Peut être qu’en regardant mes images, vous penserez parfois que je montre la réalité, rien que la réalité. C’est dans ce cas que nous ne nous sommes pas compris.

Illustrons ces propos avec mes photos de joutes. Je n’ai pas cherché à montrer ce que sont les joutes, ce qu’est la technique des joutes, à faire des souvenirs de ce qui s’est passé lors de telle ou telle journée, ce qui a bien sûr une utilité. J’ai voulu montrer ce que l’on ne voit pas et même à plusieurs titres.

Tout d’abord, étant dans la barque au pied des jouteurs, je vois en gros plan ce que seuls les jouteurs et les rameurs peuvent voir. Le spectateur qui est au bord du canal ne voit qu’un plan éloigné, ne peut saisir les détails de l’action, du visage.

De plus, les joutes sont mouvement et donc lorsque l’on regarde, on voit un mouvement. La photo fige un instantané, un regard, une position que l’on ne peut observer quand on voit le mouvement d’ensemble.

Enfin je montre ce que je pense des jouteurs, que ce sont des héros. Je n’ai pas voulu dire ce que sont les jouteurs, j’ai voulu dire que ce sont des héros. Ce n’est pas visible directement, donc j’ai photographié de façon à faire apparaître cet aspect là.Vous avez tout à fait le droit de contester cette affirmation, également de dire que ce n’est pas ce que vous voyez, cela ne change rien à ce que j’ai voulu montrer.

Je montre aussi ce que l’on ne peut ressentir qu’au contact direct des jouteurs, la force, l’intensité, le bruit.

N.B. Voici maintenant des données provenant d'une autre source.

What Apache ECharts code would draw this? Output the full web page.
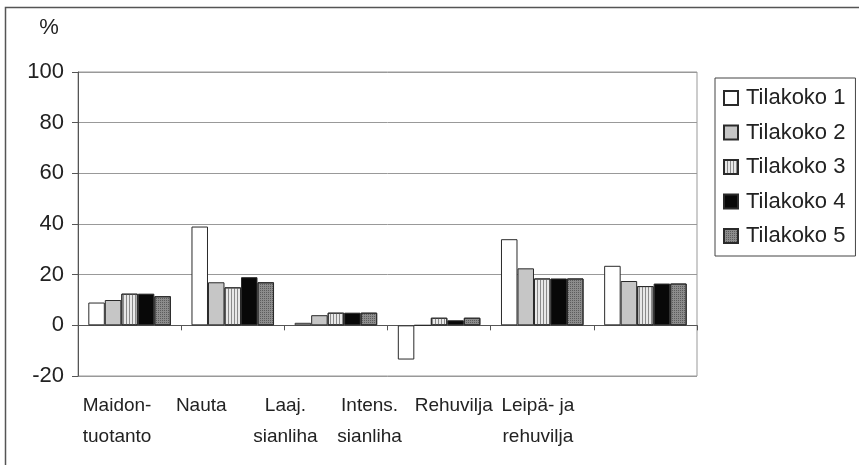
<!DOCTYPE html>
<html>
<head>
<meta charset="utf-8">
<script src="https://cdn.jsdelivr.net/npm/echarts@6/dist/echarts.min.js"></script>
<style>
html,body{margin:0;padding:0;background:#fff;}
#c{width:859px;height:465px;}
</style>
</head>
<body>
<div id="c"></div>
<script>
var categories = ['Maidon-\ntuotanto', 'Nauta', 'Laaj.\nsianliha', 'Intens.\nsianliha', 'Rehuvilja', 'Leipä- ja\nrehuvilja'];
var seriesNames = ['Tilakoko 1', 'Tilakoko 2', 'Tilakoko 3', 'Tilakoko 4', 'Tilakoko 5'];
var tilakoko1 = [9, 39, 1, -13.5, 34, 23.5];
var tilakoko2 = [10, 17, 4, 0, 22.5, 17.5];
var tilakoko3 = [12.5, 15, 5, 3, 18.5, 15.5];
var tilakoko4 = [12.5, 19, 5, 2, 18.5, 16.5];
var tilakoko5 = [11.5, 17, 5, 3, 18.5, 16.5];
var yTicks = {min: -20, max: 100, interval: 20};

var values = [tilakoko1, tilakoko2, tilakoko3, tilakoko4, tilakoko5];
var styles = [
  {color: '#ffffff'},
  {color: '#c6c6c6'},
  {color: '#e8e8e8', decal: {symbol: 'rect', symbolSize: 1, dashArrayX: [1, 2], dashArrayY: [1, 0], color: '#8a8a8a', rotation: 0}},
  {color: '#080808'},
  {color: '#8c8c8c', decal: {symbol: 'rect', symbolSize: 1, dashArrayX: [1, 1], dashArrayY: [1, 1], color: '#5c5c5c', rotation: 0}}
];
var FONT = '"Liberation Sans", Arial, Helvetica, sans-serif';

var chart = echarts.init(document.getElementById('c'), null, {renderer: 'canvas'});
var series = values.map(function (v, i) {
  var st = Object.assign({borderColor: '#2a2a2a', borderWidth: 1}, styles[i]);
  return {
    name: seriesNames[i], type: 'bar', data: v,
    xAxisIndex: 0, yAxisIndex: 0,
    barGap: '0%', barCategoryGap: '20%',
    itemStyle: st, emphasis: {disabled: true}, animation: false
  };
});

chart.setOption({
  animation: false,
  backgroundColor: '#ffffff',
  textStyle: {fontFamily: FONT},
  graphic: [{
    type: 'rect', silent: true,
    shape: {x: 5.5, y: 7.5, width: 900, height: 600},
    style: {fill: 'none', stroke: '#555', lineWidth: 1.5}
  }],
  grid: [
    {left: 78, right: 162, top: 72, bottom: 89, show: true, borderColor: '#999', borderWidth: 1, backgroundColor: 'transparent'},
    {left: 75, width: 505, top: 72, bottom: 89, show: false}
  ],
  legend: {
    data: seriesNames,
    orient: 'vertical',
    left: 715, top: 78,
    padding: [9, 10, 9, 8],
    itemGap: 12.5,
    itemWidth: 14, itemHeight: 14,
    icon: 'rect',
    borderColor: '#444', borderWidth: 1,
    textStyle: {fontSize: 22, color: '#222', fontFamily: FONT, lineHeight: 22, padding: [0, 0, 0, 3]},
    selectedMode: false
  },
  xAxis: [
    {
      type: 'category', gridIndex: 0, data: categories,
      axisLine: {onZero: true, lineStyle: {color: '#555', width: 1}},
      axisTick: {show: true, length: 5, lineStyle: {color: '#555'}},
      axisLabel: {show: false},
      splitLine: {show: false}
    },
    {
      type: 'category', gridIndex: 1, data: categories, position: 'bottom',
      axisLine: {show: false}, axisTick: {show: false},
      axisLabel: {show: true, interval: 0, fontSize: 19, lineHeight: 31, margin: 14, color: '#222', fontFamily: FONT, align: 'center'},
      splitLine: {show: false}
    }
  ],
  yAxis: [
    {
      type: 'value', gridIndex: 0,
      min: yTicks.min, max: yTicks.max, interval: yTicks.interval,
      name: '%', nameLocation: 'end', nameGap: 33,
      nameTextStyle: {fontSize: 22, color: '#222', fontFamily: FONT, padding: [0, 58, 0, 0]},
      axisLine: {show: true, lineStyle: {color: '#555', width: 1}},
      axisTick: {show: true, length: 6, lineStyle: {color: '#555'}},
      axisLabel: {fontSize: 22, color: '#222', margin: 14, fontFamily: FONT},
      splitLine: {show: true, lineStyle: {color: '#999', width: 1}}
    },
    {
      type: 'value', gridIndex: 1, show: false,
      min: yTicks.min, max: yTicks.max, interval: yTicks.interval
    }
  ],
  series: series
});
</script>
</body>
</html>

Un des plus beaux compliments que j’ai reçu, vient d’un ancien jouteur qui m’a dit: « quand je regarde vos photos, j’entends le bruit des joutes, le bruit de l’eau, le bruit des chocs »

Vous me direz que tout cela, on peut le montrer de plein de façons, par l’écriture, par la peinture… Moi je le fais avec des photos, parce que derrière la photo, il y a une idée bien ancrée dans le public, celle de la réalité. Malgré tout ce que l’on sait sur les montages et trucages photographiques, la photo est assimilée à la réalité, alors que d’autres modes de visualisation semblent plus tournés vers l’imaginaire. J’aime bien cette ambiguïté entre réalité et subjectivité, entre ce que je pense et l’objectivité.

Voilà pourquoi j’aime cette phrase de l’ami Jules. Quant à Picasso, j’ai vu cette phrase bien après avoir apprécié celle de Jules Prévot et je pense qu’elles vont dans le même sens, en tous cas elles se complètent bien.